Si certains, déjà fâchés avec les délais mensuels, en profitent, d'autres ne rangeront heureusement pas leurs crayons parce que c'est leur passion. Matteo Scalera est un dessinateur plein de santé et son art respire de cette vitalité grisante. On voit que ce type adore son boulot, quel que soit l'histoire qu'il sert. Ses planches sont ébouriffantes et comblent les fans. C'est encore une fois le cas avec King of Spies, et particulièrement avec ce dernier épisode.

Les dessinateurs habitués à la vingtaine de pages des comics mensuels sont parfois déboussolés quand ils ont l'occasion de tester un format plus grand. Pas Scalera qui dessine comme à son habitude, sans compter son temps, sans se ménager, ni épargner le lecteur. L'action est échevelée, tout est paroxystique, c'est too much. Mais c'est tellement bien fait, tellement maîtrisé qu'on serait ingrat de s'en plaindre.

Le baroud d'honneur de Roland King est l'occasion d'apprécier la formidable énergie du dessin de Scalera, son brio dans le découpage, la liberté dont il profite. Il peut s'autoriser une scène d'amour très charnelle sans se soucier de la censure, mais aussi d'éclater des crânes sans se gêner. Il s'amuse et c'est contagieux. C'est le meilleur de King of Spies, qui restera comme la démonstration du génie de Scalera. Bien entendu, s'il avait disposé d'un script encore meilleur, cette démonstration aurait été plus étincelante encore, mais il sauve les meubles. Et c'est déjà beaucoup.

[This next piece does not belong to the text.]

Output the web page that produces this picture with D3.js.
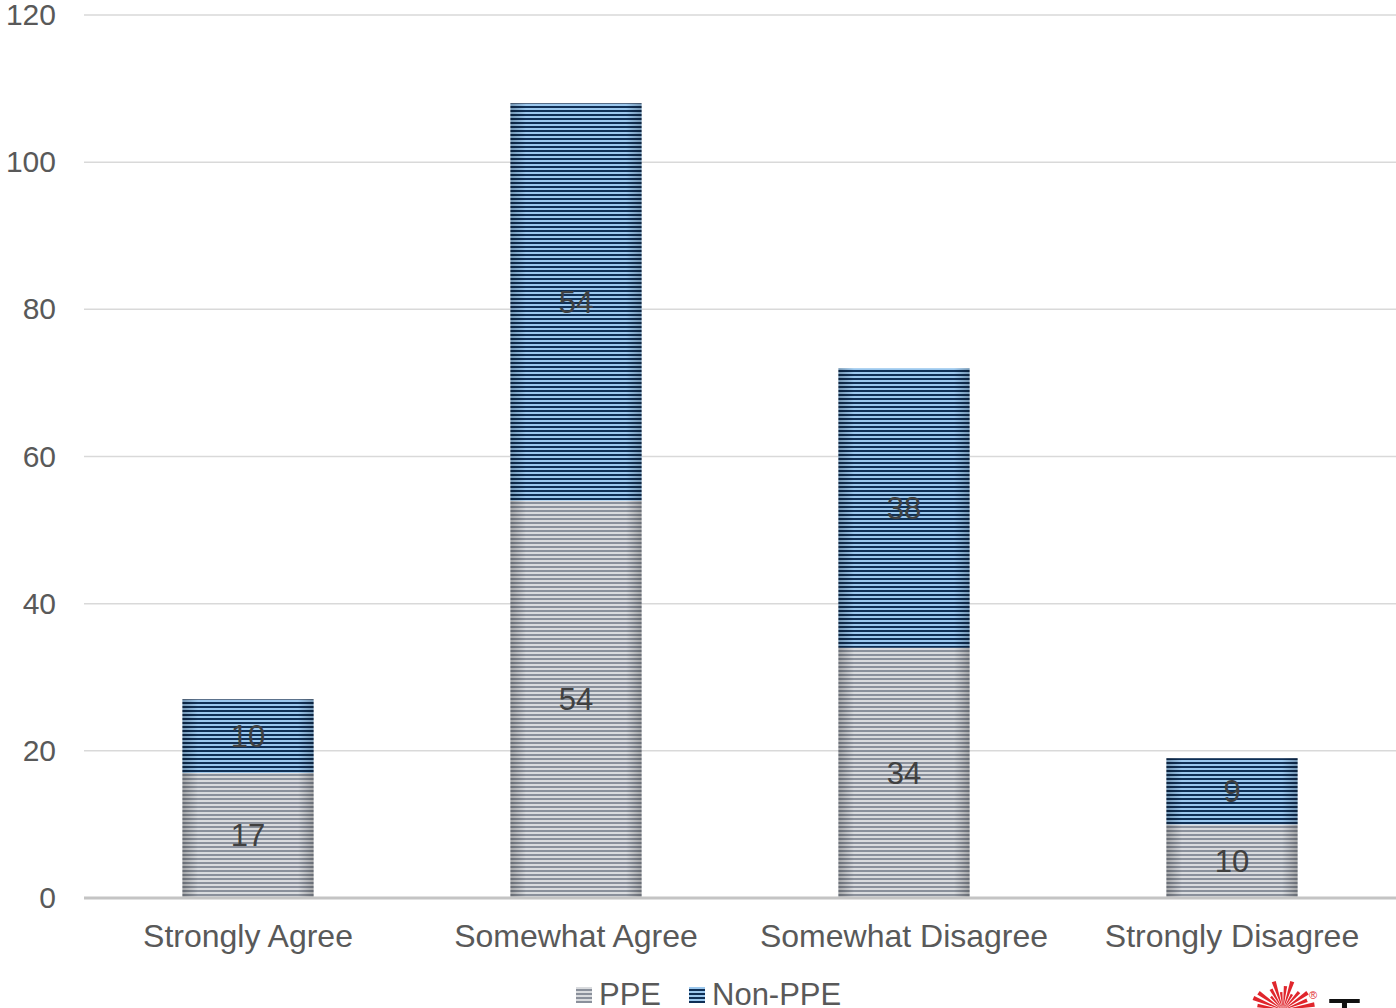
<!DOCTYPE html>
<html>
<head>
<meta charset="utf-8">
<script src="https://cdn.jsdelivr.net/npm/d3@7"></script>
<style>
  body { margin: 0; background: #fff; }
  text { font-family: "Liberation Sans", Arial, sans-serif; }
</style>
</head>
<body>
<script>
// data
var categories = ["Strongly Agree", "Somewhat Agree", "Somewhat Disagree", "Strongly Disagree"];
var ppe = [17, 54, 34, 10];
var nonPpe = [10, 54, 38, 9];
var seriesNames = ["PPE", "Non-PPE"];
var yTicks = [0, 20, 40, 60, 80, 100, 120];

var width = 1396;
var height = 1008;
var plotLeft = 84, plotRight = 1396, plotTop = 15, plotBottom = 898;

var svg = d3.select("body").append("svg")
  .attr("width", width)
  .attr("height", height);

var defs = svg.append("defs");

// striped fills
function stripes(id, light, dark) {
  var p = defs.append("pattern")
    .attr("id", id)
    .attr("patternUnits", "userSpaceOnUse")
    .attr("width", 8)
    .attr("height", 4);
  p.append("rect").attr("width", 8).attr("height", 4).attr("fill", light);
  p.append("rect").attr("y", 2).attr("width", 8).attr("height", 2).attr("fill", dark);
}
stripes("stripeGrey", "#d9dbde", "#8a909b");
stripes("stripeBlue", "#9cc8ee", "#0f2f55");

// darker edges on each bar
var shade = defs.append("linearGradient")
  .attr("id", "edgeShade")
  .attr("x1", 0).attr("x2", 1).attr("y1", 0).attr("y2", 0);
shade.append("stop").attr("offset", 0).attr("stop-color", "#000").attr("stop-opacity", 0.25);
shade.append("stop").attr("offset", 0.12).attr("stop-color", "#000").attr("stop-opacity", 0);
shade.append("stop").attr("offset", 0.88).attr("stop-color", "#000").attr("stop-opacity", 0);
shade.append("stop").attr("offset", 1).attr("stop-color", "#000").attr("stop-opacity", 0.25);

var x = d3.scaleBand()
  .domain(categories)
  .range([plotLeft, plotRight])
  .paddingInner(0.6)
  .paddingOuter(0.3);

var y = d3.scaleLinear()
  .domain([0, 120])
  .range([plotBottom, plotTop]);

// gridlines
svg.append("g")
  .selectAll("line")
  .data(yTicks.slice(1))
  .enter()
  .append("line")
  .attr("x1", plotLeft).attr("x2", plotRight)
  .attr("y1", function(d) { return y(d); })
  .attr("y2", function(d) { return y(d); })
  .attr("stroke", "#d9d9d9")
  .attr("stroke-width", 1.5);

// y axis labels
var yAxe = d3.axisLeft(y).tickValues(yTicks).tickSize(0).tickPadding(0);
var yg = svg.append("g")
  .attr("transform", "translate(" + [56, 0] + ")")
  .call(yAxe);
yg.select(".domain").remove();
yg.selectAll("text")
  .attr("font-size", 30)
  .attr("fill", "#595959")
  .attr("font-family", "Liberation Sans, Arial, sans-serif");

// stacked data
var rows = categories.map(function(c, i) {
  return { cat: c, PPE: ppe[i], "Non-PPE": nonPpe[i] };
});
var stack = d3.stack().keys(seriesNames)(rows);
var fills = { "PPE": "url(#stripeGrey)", "Non-PPE": "url(#stripeBlue)" };

stack.forEach(function(layer) {
  var g = svg.append("g");
  g.selectAll("rect.bar")
    .data(layer)
    .enter()
    .append("rect")
    .attr("class", "bar")
    .attr("x", function(d) { return x(d.data.cat); })
    .attr("y", function(d) { return y(d[1]); })
    .attr("width", x.bandwidth())
    .attr("height", function(d) { return y(d[0]) - y(d[1]); })
    .attr("fill", fills[layer.key]);
  g.selectAll("rect.shade")
    .data(layer)
    .enter()
    .append("rect")
    .attr("class", "shade")
    .attr("x", function(d) { return x(d.data.cat); })
    .attr("y", function(d) { return y(d[1]); })
    .attr("width", x.bandwidth())
    .attr("height", function(d) { return y(d[0]) - y(d[1]); })
    .attr("fill", "url(#edgeShade)");
  g.selectAll("text")
    .data(layer)
    .enter()
    .append("text")
    .attr("x", function(d) { return x(d.data.cat) + x.bandwidth() / 2; })
    .attr("y", function(d) { return y((d[0] + d[1]) / 2); })
    .attr("dy", "0.35em")
    .attr("text-anchor", "middle")
    .attr("font-size", 31)
    .attr("fill", "#404040")
    .text(function(d) { return d.data[layer.key]; });
});

// baseline
svg.append("line")
  .attr("x1", plotLeft).attr("x2", plotRight)
  .attr("y1", y(0)).attr("y2", y(0))
  .attr("stroke", "#c4c4c4")
  .attr("stroke-width", 3);

// x axis labels
var xAxe = d3.axisBottom(x).tickSize(0).tickPadding(0);
var xg = svg.append("g")
  .attr("transform", "translate(" + [0, 924] + ")")
  .call(xAxe);
xg.select(".domain").remove();
xg.selectAll("text")
  .attr("font-size", 32)
  .attr("fill", "#595959")
  .attr("font-family", "Liberation Sans, Arial, sans-serif");

// legend
var legendX = [576, 689];
var legend = svg.selectAll(".legend")
  .data(seriesNames)
  .enter()
  .append("g")
  .attr("class", "legend")
  .attr("transform", function(d, i) { return "translate(" + [legendX[i], 987] + ")"; });
legend.append("rect")
  .attr("width", 16).attr("height", 16)
  .attr("fill", function(d) { return fills[d]; });
legend.append("text")
  .attr("x", 23)
  .attr("y", 18)
  .attr("font-size", 31)
  .attr("fill", "#595959")
  .text(function(d) { return d; });

// partial logo at bottom right
var logo = svg.append("g").attr("transform", "translate(1283,1010)");
var rays = [-80, -68, -55, -42, -30, -18, -6, 6, 18, 30, 42, 55, 68, 80];
logo.selectAll("path")
  .data(rays)
  .enter()
  .append("path")
  .attr("d", function(a, i) {
    var r = 18 + (i % 3) * 6 + (Math.abs(a) > 60 ? 8 : 0);
    var rad = (a - 90) * Math.PI / 180;
    var w = 0.07;
    return "M0,0 L" + (r * Math.cos(rad - w)) + "," + (r * Math.sin(rad - w)) +
      " L" + (r * Math.cos(rad + w)) + "," + (r * Math.sin(rad + w)) + " Z";
  })
  .attr("fill", "#e0262c");
logo.append("text")
  .attr("x", 26).attr("y", -11)
  .attr("font-size", 11)
  .attr("fill", "#e0262c")
  .text("®");
svg.append("text")
  .attr("x", 1328).attr("y", 1036)
  .attr("font-size", 54)
  .attr("font-family", "Liberation Serif, serif")
  .attr("fill", "#111")
  .text("T");
</script>
</body>
</html>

Maintenant, reste à voir ce que deviendra Roland King car adapter un truc pareil en série live ou en anime ne sera pas de la tarte, sauf à l'édulcorer considérablement pour ne pas choquer quelque public trop délicat parmi ceux abonnés à Netflix. A moins que la plateforme en reste là (les producteurs ont déjà fort à faire avec d'autres comics de Millar en cours de développement). Est-ce que je conseille la lecture de King of Spies quand il sera traduit (vraisemblablement par Panini Comics) ? Peut-être pas, moi-même je vais sans doute arrêter de craquer pour tout ce que sort Millar, mais si vous êtes in inconditionnel de Scalera, difficile de faire l'impasse.